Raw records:
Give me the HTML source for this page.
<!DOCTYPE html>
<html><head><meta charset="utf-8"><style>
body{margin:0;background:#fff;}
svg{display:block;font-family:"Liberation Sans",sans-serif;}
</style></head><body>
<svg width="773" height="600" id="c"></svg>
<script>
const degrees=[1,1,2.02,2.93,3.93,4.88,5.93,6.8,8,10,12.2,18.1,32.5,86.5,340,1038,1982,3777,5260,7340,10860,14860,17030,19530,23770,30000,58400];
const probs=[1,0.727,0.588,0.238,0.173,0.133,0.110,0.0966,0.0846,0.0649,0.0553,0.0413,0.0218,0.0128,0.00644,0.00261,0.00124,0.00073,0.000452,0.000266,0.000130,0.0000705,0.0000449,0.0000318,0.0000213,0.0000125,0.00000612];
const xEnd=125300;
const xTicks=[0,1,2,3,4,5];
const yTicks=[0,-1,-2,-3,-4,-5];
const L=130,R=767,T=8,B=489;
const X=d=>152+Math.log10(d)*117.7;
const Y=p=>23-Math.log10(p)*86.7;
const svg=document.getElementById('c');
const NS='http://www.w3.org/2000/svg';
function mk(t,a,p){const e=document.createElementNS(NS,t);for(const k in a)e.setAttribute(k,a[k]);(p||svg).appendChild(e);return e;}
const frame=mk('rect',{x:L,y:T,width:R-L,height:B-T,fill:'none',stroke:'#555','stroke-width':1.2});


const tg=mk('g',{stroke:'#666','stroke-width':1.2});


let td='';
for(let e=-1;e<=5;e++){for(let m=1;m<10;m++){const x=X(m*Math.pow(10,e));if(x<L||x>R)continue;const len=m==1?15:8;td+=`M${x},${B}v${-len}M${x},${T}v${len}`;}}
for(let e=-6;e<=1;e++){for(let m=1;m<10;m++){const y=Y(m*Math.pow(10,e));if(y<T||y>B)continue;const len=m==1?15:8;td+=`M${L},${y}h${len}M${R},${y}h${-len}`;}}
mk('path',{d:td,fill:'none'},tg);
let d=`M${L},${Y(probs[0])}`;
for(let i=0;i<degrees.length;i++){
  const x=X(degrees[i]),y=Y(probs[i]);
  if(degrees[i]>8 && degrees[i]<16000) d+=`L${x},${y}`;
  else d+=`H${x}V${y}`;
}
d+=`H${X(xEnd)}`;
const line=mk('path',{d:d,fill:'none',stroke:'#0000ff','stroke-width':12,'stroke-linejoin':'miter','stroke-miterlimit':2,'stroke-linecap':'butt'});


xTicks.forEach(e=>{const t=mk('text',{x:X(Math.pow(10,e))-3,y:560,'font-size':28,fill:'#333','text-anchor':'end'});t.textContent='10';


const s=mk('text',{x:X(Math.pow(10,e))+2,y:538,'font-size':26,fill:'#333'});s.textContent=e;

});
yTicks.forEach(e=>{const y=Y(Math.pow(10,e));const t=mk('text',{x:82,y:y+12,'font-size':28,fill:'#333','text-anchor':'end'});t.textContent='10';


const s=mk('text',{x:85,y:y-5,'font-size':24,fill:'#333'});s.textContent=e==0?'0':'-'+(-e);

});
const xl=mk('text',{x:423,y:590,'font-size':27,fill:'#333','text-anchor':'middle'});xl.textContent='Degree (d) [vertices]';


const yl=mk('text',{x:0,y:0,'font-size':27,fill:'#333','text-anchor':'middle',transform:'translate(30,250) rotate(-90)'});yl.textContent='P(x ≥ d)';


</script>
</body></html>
--
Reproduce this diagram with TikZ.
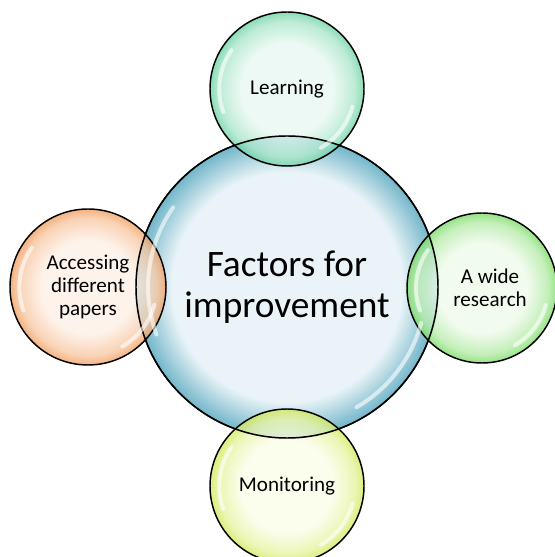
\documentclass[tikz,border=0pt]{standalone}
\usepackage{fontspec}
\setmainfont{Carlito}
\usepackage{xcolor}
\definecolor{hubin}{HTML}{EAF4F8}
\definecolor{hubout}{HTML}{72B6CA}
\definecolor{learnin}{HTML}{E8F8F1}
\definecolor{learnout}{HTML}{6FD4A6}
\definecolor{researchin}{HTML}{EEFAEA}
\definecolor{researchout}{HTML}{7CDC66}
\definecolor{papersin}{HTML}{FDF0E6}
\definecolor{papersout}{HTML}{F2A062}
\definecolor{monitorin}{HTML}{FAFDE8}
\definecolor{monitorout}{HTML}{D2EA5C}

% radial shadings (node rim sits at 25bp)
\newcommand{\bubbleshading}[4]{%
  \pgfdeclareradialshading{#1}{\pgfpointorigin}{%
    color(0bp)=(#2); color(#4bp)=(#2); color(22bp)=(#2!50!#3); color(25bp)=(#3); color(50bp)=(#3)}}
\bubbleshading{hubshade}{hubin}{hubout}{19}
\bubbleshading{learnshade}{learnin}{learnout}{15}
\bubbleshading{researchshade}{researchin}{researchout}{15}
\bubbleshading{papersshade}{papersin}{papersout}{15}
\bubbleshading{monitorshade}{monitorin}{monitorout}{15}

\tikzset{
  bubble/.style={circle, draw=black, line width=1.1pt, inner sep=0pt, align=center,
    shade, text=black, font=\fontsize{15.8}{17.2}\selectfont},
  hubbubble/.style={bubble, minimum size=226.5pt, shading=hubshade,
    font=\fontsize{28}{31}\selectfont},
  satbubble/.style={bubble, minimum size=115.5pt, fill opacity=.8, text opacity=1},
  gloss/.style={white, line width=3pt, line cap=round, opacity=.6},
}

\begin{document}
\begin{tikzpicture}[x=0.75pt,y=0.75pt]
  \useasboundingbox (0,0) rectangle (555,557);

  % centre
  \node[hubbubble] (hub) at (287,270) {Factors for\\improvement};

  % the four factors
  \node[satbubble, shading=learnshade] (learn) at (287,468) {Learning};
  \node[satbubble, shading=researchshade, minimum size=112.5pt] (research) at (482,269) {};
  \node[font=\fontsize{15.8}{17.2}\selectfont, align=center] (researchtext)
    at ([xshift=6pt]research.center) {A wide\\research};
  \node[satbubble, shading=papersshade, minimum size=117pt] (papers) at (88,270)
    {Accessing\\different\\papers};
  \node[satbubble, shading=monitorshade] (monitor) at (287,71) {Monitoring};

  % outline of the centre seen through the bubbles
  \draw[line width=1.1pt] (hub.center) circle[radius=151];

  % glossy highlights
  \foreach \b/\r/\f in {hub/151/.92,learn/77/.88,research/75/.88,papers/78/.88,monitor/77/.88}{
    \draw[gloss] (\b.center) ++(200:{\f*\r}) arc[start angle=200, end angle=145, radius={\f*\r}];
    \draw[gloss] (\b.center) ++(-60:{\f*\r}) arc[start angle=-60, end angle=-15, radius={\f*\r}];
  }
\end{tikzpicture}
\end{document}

*Task brief:*
Keep only those lines of the records that hold "this", and return them.

*Solution:*
Give me the HTML source for this page.
Reproduce this diagram with TikZ.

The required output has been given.